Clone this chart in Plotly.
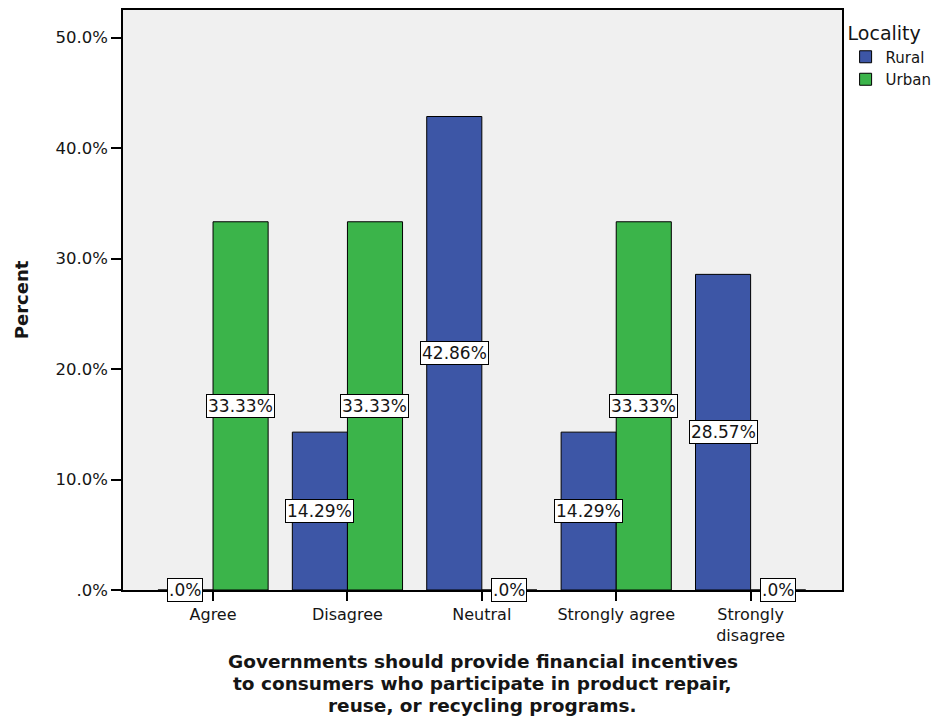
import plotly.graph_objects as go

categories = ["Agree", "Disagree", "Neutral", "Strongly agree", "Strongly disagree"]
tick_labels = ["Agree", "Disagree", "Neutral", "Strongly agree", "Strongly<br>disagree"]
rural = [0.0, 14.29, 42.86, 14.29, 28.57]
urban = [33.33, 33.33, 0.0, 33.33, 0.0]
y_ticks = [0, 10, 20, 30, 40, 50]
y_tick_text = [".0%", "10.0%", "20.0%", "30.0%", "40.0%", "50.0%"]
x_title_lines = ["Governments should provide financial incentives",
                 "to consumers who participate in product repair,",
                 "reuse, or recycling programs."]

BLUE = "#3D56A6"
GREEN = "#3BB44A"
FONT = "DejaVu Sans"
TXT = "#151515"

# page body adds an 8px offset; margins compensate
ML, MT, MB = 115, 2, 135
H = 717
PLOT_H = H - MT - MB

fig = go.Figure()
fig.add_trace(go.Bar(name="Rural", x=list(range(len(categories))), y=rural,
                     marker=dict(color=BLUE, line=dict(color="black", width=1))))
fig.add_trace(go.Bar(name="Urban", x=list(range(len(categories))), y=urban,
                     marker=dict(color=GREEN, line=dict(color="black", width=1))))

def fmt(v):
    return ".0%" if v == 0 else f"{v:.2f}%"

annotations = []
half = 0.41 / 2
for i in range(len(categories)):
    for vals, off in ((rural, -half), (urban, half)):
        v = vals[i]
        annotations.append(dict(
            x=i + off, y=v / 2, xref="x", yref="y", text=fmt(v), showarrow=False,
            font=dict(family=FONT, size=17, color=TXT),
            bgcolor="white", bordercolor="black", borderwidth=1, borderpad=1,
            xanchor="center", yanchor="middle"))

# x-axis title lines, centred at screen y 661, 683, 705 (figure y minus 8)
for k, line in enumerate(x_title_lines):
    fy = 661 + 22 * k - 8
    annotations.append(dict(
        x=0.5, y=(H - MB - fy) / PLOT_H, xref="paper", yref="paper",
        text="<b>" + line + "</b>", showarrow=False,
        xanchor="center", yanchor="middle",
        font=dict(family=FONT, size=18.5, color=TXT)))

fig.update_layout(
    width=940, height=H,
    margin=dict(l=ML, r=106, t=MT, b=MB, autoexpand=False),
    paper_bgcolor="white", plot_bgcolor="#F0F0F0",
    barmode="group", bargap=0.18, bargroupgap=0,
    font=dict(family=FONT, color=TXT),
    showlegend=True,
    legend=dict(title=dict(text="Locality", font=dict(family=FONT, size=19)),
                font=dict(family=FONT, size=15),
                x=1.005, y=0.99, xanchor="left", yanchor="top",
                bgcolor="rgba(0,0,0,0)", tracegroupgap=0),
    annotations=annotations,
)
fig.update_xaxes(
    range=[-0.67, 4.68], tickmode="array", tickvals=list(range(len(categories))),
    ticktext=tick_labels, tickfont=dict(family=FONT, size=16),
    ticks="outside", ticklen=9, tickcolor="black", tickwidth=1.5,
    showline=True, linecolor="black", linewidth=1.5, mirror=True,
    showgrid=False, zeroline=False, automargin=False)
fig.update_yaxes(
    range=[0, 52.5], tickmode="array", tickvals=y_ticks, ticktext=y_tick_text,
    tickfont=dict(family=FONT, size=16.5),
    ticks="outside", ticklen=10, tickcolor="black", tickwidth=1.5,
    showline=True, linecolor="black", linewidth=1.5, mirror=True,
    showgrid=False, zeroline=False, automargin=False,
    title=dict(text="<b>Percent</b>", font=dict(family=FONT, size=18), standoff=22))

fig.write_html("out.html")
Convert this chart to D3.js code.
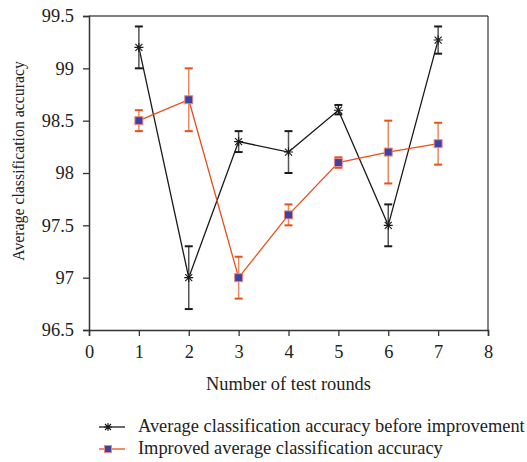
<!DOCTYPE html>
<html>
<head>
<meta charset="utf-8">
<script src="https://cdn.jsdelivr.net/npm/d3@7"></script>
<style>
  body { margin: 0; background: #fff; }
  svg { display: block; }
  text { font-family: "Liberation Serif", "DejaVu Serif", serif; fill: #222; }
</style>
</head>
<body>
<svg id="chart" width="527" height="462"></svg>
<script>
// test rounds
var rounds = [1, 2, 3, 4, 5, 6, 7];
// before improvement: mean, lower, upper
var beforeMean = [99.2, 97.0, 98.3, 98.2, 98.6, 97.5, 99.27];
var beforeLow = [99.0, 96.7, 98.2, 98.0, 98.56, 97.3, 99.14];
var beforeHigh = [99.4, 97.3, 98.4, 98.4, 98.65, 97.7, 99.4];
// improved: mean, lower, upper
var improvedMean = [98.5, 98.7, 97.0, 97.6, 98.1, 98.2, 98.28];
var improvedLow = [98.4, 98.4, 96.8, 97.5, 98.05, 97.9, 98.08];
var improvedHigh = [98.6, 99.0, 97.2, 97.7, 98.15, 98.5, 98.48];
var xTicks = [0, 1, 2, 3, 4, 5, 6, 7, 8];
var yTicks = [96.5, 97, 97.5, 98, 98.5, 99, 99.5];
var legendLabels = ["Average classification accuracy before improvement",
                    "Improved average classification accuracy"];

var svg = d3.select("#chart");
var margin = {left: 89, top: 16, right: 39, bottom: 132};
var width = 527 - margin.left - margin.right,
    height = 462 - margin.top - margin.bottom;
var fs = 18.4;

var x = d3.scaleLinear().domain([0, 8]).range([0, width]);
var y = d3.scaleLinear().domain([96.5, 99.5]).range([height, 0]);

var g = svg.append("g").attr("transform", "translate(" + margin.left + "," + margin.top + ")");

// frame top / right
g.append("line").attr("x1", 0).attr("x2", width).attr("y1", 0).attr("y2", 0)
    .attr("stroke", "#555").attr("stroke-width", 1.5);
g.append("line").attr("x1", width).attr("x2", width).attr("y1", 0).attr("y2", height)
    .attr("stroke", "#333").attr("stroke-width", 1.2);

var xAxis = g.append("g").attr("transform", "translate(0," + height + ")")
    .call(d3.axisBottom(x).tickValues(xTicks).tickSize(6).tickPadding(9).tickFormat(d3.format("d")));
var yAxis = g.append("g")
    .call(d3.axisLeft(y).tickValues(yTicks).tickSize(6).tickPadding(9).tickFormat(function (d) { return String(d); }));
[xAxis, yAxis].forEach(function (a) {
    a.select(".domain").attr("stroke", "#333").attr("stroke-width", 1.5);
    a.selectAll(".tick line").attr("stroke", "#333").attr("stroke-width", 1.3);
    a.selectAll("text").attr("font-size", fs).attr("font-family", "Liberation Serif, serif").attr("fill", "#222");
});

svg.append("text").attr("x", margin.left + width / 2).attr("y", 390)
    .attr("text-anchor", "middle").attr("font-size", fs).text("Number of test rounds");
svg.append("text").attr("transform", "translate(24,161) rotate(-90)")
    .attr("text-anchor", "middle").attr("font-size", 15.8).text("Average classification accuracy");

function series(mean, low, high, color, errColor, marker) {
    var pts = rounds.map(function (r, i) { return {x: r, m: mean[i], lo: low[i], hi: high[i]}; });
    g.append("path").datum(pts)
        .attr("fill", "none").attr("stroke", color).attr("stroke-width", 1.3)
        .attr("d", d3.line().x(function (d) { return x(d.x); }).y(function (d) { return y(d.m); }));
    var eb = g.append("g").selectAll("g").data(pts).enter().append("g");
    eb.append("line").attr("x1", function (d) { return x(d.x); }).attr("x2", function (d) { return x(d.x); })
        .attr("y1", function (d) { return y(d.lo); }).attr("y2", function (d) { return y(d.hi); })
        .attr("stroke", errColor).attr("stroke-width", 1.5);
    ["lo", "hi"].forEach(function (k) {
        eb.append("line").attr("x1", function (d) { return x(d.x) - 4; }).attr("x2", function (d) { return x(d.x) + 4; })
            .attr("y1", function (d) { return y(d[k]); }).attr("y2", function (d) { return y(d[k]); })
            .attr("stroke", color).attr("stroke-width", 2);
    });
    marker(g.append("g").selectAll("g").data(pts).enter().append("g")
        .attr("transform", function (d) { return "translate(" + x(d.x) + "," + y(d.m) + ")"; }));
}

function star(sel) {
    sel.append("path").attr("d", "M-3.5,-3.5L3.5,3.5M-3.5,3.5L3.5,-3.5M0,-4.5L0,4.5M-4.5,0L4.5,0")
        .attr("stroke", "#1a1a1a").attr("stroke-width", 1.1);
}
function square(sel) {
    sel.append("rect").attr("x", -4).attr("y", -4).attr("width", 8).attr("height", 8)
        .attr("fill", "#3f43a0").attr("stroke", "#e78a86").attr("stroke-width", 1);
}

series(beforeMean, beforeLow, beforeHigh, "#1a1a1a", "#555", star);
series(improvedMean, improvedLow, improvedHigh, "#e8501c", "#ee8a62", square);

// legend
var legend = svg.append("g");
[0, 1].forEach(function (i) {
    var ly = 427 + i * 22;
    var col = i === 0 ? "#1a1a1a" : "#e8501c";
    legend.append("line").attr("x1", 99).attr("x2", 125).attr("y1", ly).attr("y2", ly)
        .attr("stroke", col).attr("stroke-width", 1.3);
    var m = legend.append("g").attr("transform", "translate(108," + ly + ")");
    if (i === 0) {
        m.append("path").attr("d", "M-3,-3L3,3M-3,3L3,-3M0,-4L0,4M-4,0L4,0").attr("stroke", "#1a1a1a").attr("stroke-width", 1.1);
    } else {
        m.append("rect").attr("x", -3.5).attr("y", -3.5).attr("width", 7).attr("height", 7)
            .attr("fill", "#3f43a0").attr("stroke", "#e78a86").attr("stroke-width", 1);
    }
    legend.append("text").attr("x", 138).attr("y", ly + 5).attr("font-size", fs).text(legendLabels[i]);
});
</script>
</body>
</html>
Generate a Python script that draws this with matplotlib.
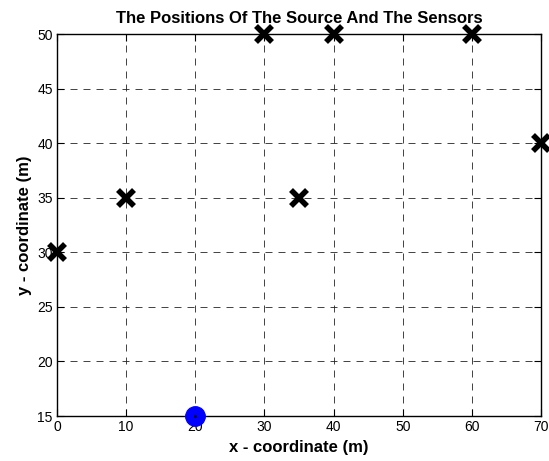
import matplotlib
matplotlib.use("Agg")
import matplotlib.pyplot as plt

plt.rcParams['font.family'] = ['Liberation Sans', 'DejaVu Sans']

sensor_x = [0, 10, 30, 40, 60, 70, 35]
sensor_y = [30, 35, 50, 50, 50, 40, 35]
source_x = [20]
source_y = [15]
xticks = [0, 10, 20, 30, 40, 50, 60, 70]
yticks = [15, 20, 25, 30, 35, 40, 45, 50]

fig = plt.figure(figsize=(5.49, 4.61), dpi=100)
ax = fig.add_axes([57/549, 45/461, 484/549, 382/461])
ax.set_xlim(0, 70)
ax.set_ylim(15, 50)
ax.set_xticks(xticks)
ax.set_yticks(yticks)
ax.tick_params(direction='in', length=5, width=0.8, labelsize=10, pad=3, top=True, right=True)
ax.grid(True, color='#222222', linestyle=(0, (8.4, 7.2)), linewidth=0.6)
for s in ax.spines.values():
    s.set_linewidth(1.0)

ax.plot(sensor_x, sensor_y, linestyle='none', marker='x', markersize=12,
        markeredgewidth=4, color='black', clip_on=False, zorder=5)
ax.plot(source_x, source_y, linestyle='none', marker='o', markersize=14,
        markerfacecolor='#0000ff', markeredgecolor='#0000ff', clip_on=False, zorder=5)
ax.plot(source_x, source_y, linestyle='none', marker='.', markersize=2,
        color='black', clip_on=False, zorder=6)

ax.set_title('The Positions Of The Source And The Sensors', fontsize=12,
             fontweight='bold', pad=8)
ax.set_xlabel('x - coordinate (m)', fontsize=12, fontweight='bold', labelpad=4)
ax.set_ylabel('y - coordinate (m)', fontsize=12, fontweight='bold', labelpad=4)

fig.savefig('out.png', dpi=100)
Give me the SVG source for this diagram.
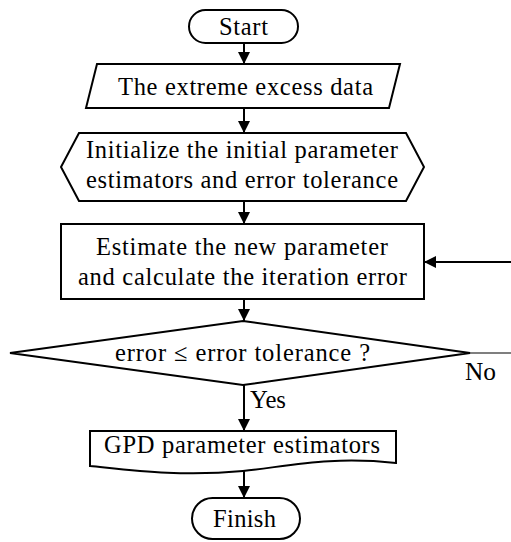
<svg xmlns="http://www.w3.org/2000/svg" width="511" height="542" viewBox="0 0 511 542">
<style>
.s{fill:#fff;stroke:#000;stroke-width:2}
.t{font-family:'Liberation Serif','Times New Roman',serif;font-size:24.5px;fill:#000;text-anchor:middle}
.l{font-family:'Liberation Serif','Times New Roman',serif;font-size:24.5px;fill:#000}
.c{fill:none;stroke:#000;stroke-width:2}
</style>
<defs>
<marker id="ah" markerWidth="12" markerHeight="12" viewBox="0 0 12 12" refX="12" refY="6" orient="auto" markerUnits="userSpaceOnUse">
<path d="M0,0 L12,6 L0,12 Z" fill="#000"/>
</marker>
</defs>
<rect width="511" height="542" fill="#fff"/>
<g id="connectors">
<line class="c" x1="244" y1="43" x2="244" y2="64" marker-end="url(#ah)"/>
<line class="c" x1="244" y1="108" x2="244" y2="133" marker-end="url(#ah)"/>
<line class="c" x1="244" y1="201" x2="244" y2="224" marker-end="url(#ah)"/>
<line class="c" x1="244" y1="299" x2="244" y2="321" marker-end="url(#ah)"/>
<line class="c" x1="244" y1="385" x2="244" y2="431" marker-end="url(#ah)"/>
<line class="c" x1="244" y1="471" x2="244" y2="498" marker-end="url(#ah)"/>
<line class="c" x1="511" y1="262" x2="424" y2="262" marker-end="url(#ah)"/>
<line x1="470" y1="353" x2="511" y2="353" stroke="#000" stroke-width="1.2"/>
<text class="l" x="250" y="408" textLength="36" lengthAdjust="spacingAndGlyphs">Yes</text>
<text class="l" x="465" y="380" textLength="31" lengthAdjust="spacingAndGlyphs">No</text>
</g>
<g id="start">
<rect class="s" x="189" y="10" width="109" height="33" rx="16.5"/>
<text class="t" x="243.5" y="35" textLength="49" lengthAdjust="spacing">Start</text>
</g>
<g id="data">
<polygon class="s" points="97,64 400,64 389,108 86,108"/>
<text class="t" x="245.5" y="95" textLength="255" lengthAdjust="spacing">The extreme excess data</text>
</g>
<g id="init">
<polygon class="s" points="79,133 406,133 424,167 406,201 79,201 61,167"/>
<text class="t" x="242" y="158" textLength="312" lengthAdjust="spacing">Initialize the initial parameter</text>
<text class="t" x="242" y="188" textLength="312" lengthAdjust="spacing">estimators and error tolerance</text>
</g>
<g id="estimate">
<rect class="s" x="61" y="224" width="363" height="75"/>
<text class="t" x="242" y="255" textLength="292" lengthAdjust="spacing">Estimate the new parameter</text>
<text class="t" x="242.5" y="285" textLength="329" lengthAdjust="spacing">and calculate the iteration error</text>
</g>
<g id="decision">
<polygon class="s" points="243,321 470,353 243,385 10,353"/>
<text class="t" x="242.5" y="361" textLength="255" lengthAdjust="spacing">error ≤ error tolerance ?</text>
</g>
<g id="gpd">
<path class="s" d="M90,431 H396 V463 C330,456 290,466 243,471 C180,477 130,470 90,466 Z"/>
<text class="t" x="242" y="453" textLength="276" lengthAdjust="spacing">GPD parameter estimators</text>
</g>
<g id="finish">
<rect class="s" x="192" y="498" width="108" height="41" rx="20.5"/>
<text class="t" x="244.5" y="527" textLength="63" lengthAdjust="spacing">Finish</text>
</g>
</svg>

* * * * * * *

■ **Written exercise**:
Repeat the lines of the listing above verbatim, beginning at its first line and ending at the line containing "import plotly.graph_objects as go", which is included. Omit pictures.

■ **Response to the task**:
Clone this chart in Plotly.
import plotly.graph_objects as go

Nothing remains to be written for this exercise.